**What is expected:** Count every line of the listing where the string "matplotlib" occurs, and reply with the count alone.

== == ==

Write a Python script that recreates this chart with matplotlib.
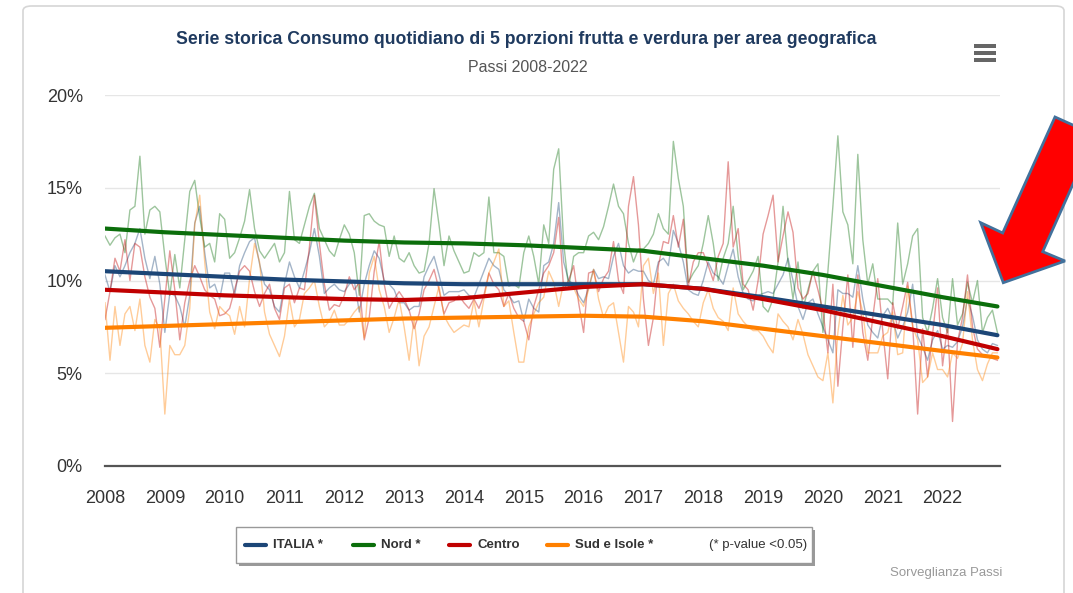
import numpy as np
import matplotlib
matplotlib.use("Agg")
import matplotlib.pyplot as plt
from matplotlib.patches import FancyBboxPatch, Rectangle, Polygon
from matplotlib.lines import Line2D

plt.rcParams['font.family'] = ['Liberation Sans', 'DejaVu Sans']

W, H = 1073, 593

# monthly values, Jan 2008 .. Dec 2022 (%)
italia = [
    10.3, 9.4, 10.8, 10.2, 10.8, 11.5, 12.0, 12.8, 11.2, 10.1, 11.3, 9.8,
    7.2, 9.3, 9.2, 8.6, 7.5, 9.2, 13.1, 14.0, 11.5, 9.6, 9.8, 9.0,
    10.4, 10.4, 9.2, 10.8, 11.5, 12.1, 12.3, 10.9, 9.8, 9.5, 8.6, 8.3,
    9.8, 11.0, 10.2, 9.6, 10.5, 11.5, 12.8, 11.3, 9.3, 9.6, 9.8, 9.5,
    9.4, 9.8, 10.0, 8.3, 9.8, 10.8, 11.6, 11.2, 10.0, 9.8, 9.5, 8.8,
    8.8, 8.4, 8.6, 8.6, 10.2, 10.8, 11.3, 10.3, 9.2, 9.4, 9.4, 9.4,
    9.5, 9.2, 9.1, 9.8, 10.5, 11.2, 10.8, 10.6, 9.5, 9.2, 8.8, 8.9,
    7.8, 9.0, 8.5, 8.3, 10.8, 11.0, 12.0, 14.2, 11.0, 10.0, 9.8, 9.2,
    8.8, 9.6, 10.6, 10.1, 10.2, 10.1, 11.3, 12.0, 10.8, 10.4, 10.6, 10.5,
    10.5, 10.0, 9.8, 11.0, 11.2, 10.8, 12.7, 12.0, 11.0, 9.5, 9.3, 9.2,
    10.0, 11.0, 10.4, 10.2, 9.8, 10.8, 11.7, 10.2, 9.3, 9.0, 8.9, 9.2,
    9.3, 9.4, 9.3, 9.8, 10.3, 11.2, 10.0, 8.6, 7.9, 8.8, 9.0, 8.2,
    7.5, 6.8, 6.1, 9.5, 9.3, 9.3, 9.1, 10.8, 9.0, 7.6, 7.2, 6.9,
    8.1, 8.5, 7.9, 6.9, 7.5, 8.3, 9.8, 7.0, 6.4, 5.7, 6.8, 7.3,
    6.3, 6.5, 6.4, 6.7, 7.5, 9.0, 8.1, 6.8, 6.3, 6.1, 6.6, 6.5,
]
nord = [
    12.4, 11.9, 12.3, 12.5, 11.5, 13.8, 14.0, 16.7, 12.5, 13.8, 14.0, 13.7,
    11.3, 9.2, 11.4, 9.6, 12.2, 14.8, 15.4, 13.4, 11.8, 12.0, 11.0, 13.6,
    13.3, 11.2, 11.5, 12.3, 13.2, 14.9, 12.8, 11.6, 11.2, 11.6, 12.0, 11.0,
    11.5, 14.8, 12.2, 12.0, 13.0, 14.0, 14.7, 12.8, 12.2, 11.6, 11.3, 12.2,
    13.0, 12.5, 11.5, 9.2, 13.5, 13.6, 13.2, 13.0, 12.9, 11.3, 12.4, 11.2,
    11.0, 11.5, 10.8, 10.4, 10.5, 12.0, 14.95, 13.0, 10.8, 12.4, 11.6, 11.0,
    10.4, 10.5, 11.5, 11.3, 11.5, 14.5, 11.5, 11.5, 11.3, 9.7, 9.8, 9.6,
    11.5, 12.4, 11.3, 9.8, 13.0, 12.0, 16.0, 17.1, 12.0, 9.6, 11.3, 11.5,
    11.5, 12.4, 12.6, 12.2, 12.9, 14.0, 15.2, 14.0, 13.6, 12.0, 11.0, 11.7,
    11.7, 12.0, 12.5, 13.6, 12.8, 12.5, 17.5, 15.5, 14.0, 9.9, 10.4, 10.8,
    12.0, 13.5, 12.0, 10.0, 11.2, 12.0, 14.0, 11.3, 9.5, 10.0, 10.5, 11.3,
    8.6, 8.3, 9.0, 11.0, 14.0, 11.0, 9.0, 11.0, 8.5, 9.5, 10.5, 10.9,
    7.2, 10.5, 14.0, 17.8, 13.7, 13.0, 10.9, 16.8, 12.2, 9.8, 10.9, 9.0,
    9.0, 9.0, 8.7, 13.1, 9.8, 10.9, 12.4, 12.8, 8.0, 7.2, 8.5, 10.1,
    8.0, 7.2, 10.1, 7.6, 8.2, 9.9, 8.8, 10.0, 7.2, 8.0, 8.4, 7.2,
]
centro = [
    7.9, 9.4, 11.2, 10.5, 12.2, 10.0, 12.0, 11.8, 10.2, 9.1, 8.5, 6.4,
    9.0, 11.6, 9.5, 6.8, 8.8, 10.0, 10.8, 10.2, 9.5, 9.2, 9.0, 8.1,
    8.2, 8.5, 9.5, 10.5, 10.8, 10.5, 9.4, 8.6, 9.3, 9.8, 8.5, 7.9,
    9.6, 9.8, 8.8, 9.6, 9.5, 11.8, 14.6, 12.0, 9.8, 8.4, 8.7, 8.6,
    9.2, 10.2, 9.5, 9.9, 6.8, 8.0, 10.5, 12.1, 9.8, 8.5, 9.0, 9.4,
    9.0, 8.4, 7.4, 8.2, 9.5, 10.0, 10.6, 9.5, 8.2, 8.8, 8.9, 9.2,
    8.8, 8.5, 9.0, 8.5, 9.2, 10.4, 9.8, 9.5, 8.6, 9.3, 8.5, 8.0,
    7.8, 6.8, 8.6, 9.5, 10.4, 10.8, 11.5, 13.4, 9.5, 10.0, 10.8, 8.8,
    7.2, 10.4, 10.5, 9.4, 10.1, 10.5, 12.1, 10.0, 9.3, 14.0, 15.6, 13.0,
    9.0, 6.5, 8.0, 10.8, 12.1, 12.0, 13.5, 11.8, 13.3, 9.7, 11.0, 11.5,
    11.5, 10.8, 10.0, 11.3, 12.0, 16.4, 11.8, 12.8, 9.8, 9.5, 8.4, 10.0,
    12.5, 13.5, 14.6, 11.0, 12.4, 13.7, 12.6, 9.6, 9.0, 9.3, 10.5, 9.5,
    8.4, 6.1, 9.8, 4.3, 7.5, 10.3, 6.4, 10.3, 7.2, 5.7, 8.0, 10.1,
    7.3, 4.7, 8.8, 7.4, 8.6, 9.9, 7.6, 2.8, 7.4, 4.8, 7.1, 9.6,
    5.4, 7.6, 2.4, 6.7, 8.0, 10.3, 7.5, 6.3, 6.0, 5.9, 5.8, 5.7,
]
sud = [
    8.8, 5.7, 8.6, 6.5, 8.2, 8.6, 7.3, 9.0, 6.5, 5.6, 7.9, 7.4,
    2.8, 6.5, 6.0, 6.0, 6.5, 8.5, 13.0, 14.6, 11.0, 8.3, 7.4, 8.6,
    8.3, 8.1, 7.1, 8.6, 7.5, 10.1, 12.0, 11.0, 8.3, 7.1, 6.5, 5.9,
    7.0, 9.0, 7.5, 7.9, 9.3, 9.6, 10.0, 8.6, 7.5, 7.8, 8.4, 7.6,
    7.6, 7.9, 8.3, 8.6, 6.9, 10.4, 11.3, 9.5, 8.6, 7.2, 8.0, 9.0,
    7.5, 5.7, 8.0, 5.4, 7.0, 7.5, 8.6, 9.7, 8.1, 7.6, 7.2, 7.4,
    7.6, 7.5, 8.9, 7.5, 9.0, 10.4, 11.0, 11.7, 8.6, 8.9, 7.2, 5.6,
    5.6, 7.5, 8.2, 8.8, 9.1, 10.5, 9.9, 8.6, 9.9, 9.8, 9.6, 9.0,
    8.6, 9.5, 10.6, 9.0, 8.0, 8.6, 8.8, 7.2, 5.6, 8.6, 8.3, 7.5,
    10.8, 11.2, 9.3, 10.4, 6.5, 9.3, 9.8, 8.9, 8.5, 8.2, 7.8, 7.5,
    8.8, 9.5, 8.5, 8.0, 7.8, 7.3, 9.6, 8.2, 7.8, 7.5, 7.3, 7.3,
    7.0, 6.5, 6.1, 8.2, 7.8, 7.5, 6.8, 7.9, 7.1, 6.0, 5.4, 4.8,
    4.6, 6.1, 3.4, 7.2, 9.2, 7.6, 8.0, 9.4, 8.3, 6.1, 6.1, 6.1,
    7.0, 7.2, 8.3, 6.0, 6.1, 9.7, 7.5, 6.8, 4.5, 4.8, 6.1, 5.2,
    5.2, 4.8, 6.1, 5.8, 6.6, 9.4, 6.8, 5.2, 4.6, 5.5, 6.1, 6.1,
]

# trend values at the start of each year, last one at Dec 2022
trend_x = [2008, 2009, 2010, 2011, 2012, 2013, 2014, 2015, 2016, 2017,
           2018, 2019, 2020, 2021, 2022, 2022.917]
trend_italia = [10.5, 10.35, 10.2, 10.05, 9.95, 9.85, 9.8, 9.8, 9.8, 9.8,
                9.55, 9.1, 8.6, 8.1, 7.6, 7.05]
trend_nord = [12.8, 12.6, 12.45, 12.3, 12.15, 12.05, 12.0, 11.9, 11.75, 11.6,
              11.2, 10.8, 10.3, 9.7, 9.1, 8.6]
trend_centro = [9.5, 9.35, 9.2, 9.1, 9.0, 8.95, 9.05, 9.35, 9.65, 9.8,
                9.55, 9.0, 8.4, 7.7, 7.0, 6.3]
trend_sud = [7.45, 7.55, 7.65, 7.75, 7.85, 7.95, 8.0, 8.05, 8.1, 8.05,
             7.8, 7.4, 7.0, 6.6, 6.2, 5.85]

labels = ['ITALIA *', 'Nord *', 'Centro', 'Sud e Isole *']
colors = ['#1c4677', '#0b6e0b', '#c00000', '#ff8000']
years = list(range(2008, 2023))
yticks = [0, 5, 10, 15, 20]

months = 2008 + np.arange(len(italia)) / 12.0
series = [italia, nord, centro, sud]
trends = [trend_italia, trend_nord, trend_centro, trend_sud]


def fx(x):
    return x / W


def fy(y):
    return 1 - y / H


fig = plt.figure(figsize=(W / 100, H / 100), dpi=100)

# card background
card = FancyBboxPatch((fx(23), fy(598)), fx(1064) - fx(23), fy(6) - fy(598),
                      boxstyle="round,pad=0,rounding_size=0.008",
                      transform=fig.transFigure, facecolor='white',
                      edgecolor='#d6d6d6', linewidth=1.2, zorder=-1)
fig.patches.append(card)

ax = fig.add_axes([fx(105), fy(466), fx(1000) - fx(105), fy(95) - fy(466)])
ax.set_facecolor('none')
ax.set_zorder(1)
ax.set_xlim(2008, 2022.96)
ax.set_ylim(0, 20)

for s, c in zip(series, colors):
    ax.plot(months, s, color=c, lw=1.0, alpha=0.4, zorder=2)
for t, c in zip(trends, colors):
    ax.plot(trend_x, t, color=c, lw=3.0, solid_capstyle='round', zorder=3)

ax.set_yticks(yticks)
ax.set_yticklabels([f'{v}%' for v in yticks])
ax.set_xticks(years)
ax.set_xticklabels([str(y) for y in years])
ax.tick_params(axis='both', length=0, labelsize=13, colors='#333333')
ax.tick_params(axis='y', pad=16)
ax.tick_params(axis='x', pad=17)
for v in yticks[1:]:
    ax.axhline(v, color='#e6e6e6', lw=1, zorder=1)
for sp in ['top', 'right', 'left']:
    ax.spines[sp].set_visible(False)
ax.spines['bottom'].set_color('#555555')
ax.spines['bottom'].set_linewidth(1.6)

# titles
fig.text(fx(526), fy(40), 'Serie storica Consumo quotidiano di 5 porzioni frutta e verdura per area geografica',
         ha='center', va='center', fontsize=12.7, fontweight='bold', color='#1f3a5f')
fig.text(fx(528), fy(67), 'Passi 2008-2022', ha='center', va='center', fontsize=11.5, color='#555555')

# menu icon
for yy in [46, 53, 60]:
    fig.patches.append(Rectangle((fx(974), fy(yy + 2)), fx(996) - fx(974), fy(yy - 2) - fy(yy + 2),
                                 transform=fig.transFigure, facecolor='#666666', edgecolor='none'))

# legend box
fig.patches.append(Rectangle((fx(239), fy(566)), fx(576), fy(0) - fy(36),
                             transform=fig.transFigure, facecolor='#9a9a9a', edgecolor='none', zorder=1))
fig.patches.append(Rectangle((fx(236), fy(563)), fx(576), fy(0) - fy(36),
                             transform=fig.transFigure, facecolor='white', edgecolor='#999999', lw=1, zorder=2))
line_x = [245, 353, 449, 547]
for lx, lab, c in zip(line_x, labels, colors):
    fig.add_artist(Line2D([fx(lx), fx(lx + 21)], [fy(545), fy(545)], transform=fig.transFigure,
                          color=c, lw=3, solid_capstyle='round', zorder=3))
    fig.text(fx(lx + 28), fy(545), lab, ha='left', va='center', fontsize=9.5,
             fontweight='bold', color='#333333', zorder=3)
fig.text(fx(709), fy(545), '(* p-value <0.05)', ha='left', va='center', fontsize=9.5,
         color='#333333', zorder=3)

fig.text(fx(1002), fy(573), 'Sorveglianza Passi', ha='right', va='center', fontsize=9.5, color='#999999')

# red arrow
arrow_pts = [(1055, 117), (1095, 135), (1042.7, 251.7), (1065, 261), (1003.3, 282.7),
             (980.7, 222.7), (1002.7, 233)]
arrow = Polygon([(fx(x), fy(y)) for x, y in arrow_pts], closed=True, transform=fig.transFigure,
                facecolor='#ff0000', edgecolor='#41719c', lw=2, zorder=10)
fig.patches.append(arrow)

fig.savefig('out.png', dpi=100)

== == ==

**Solution for this problem:** 6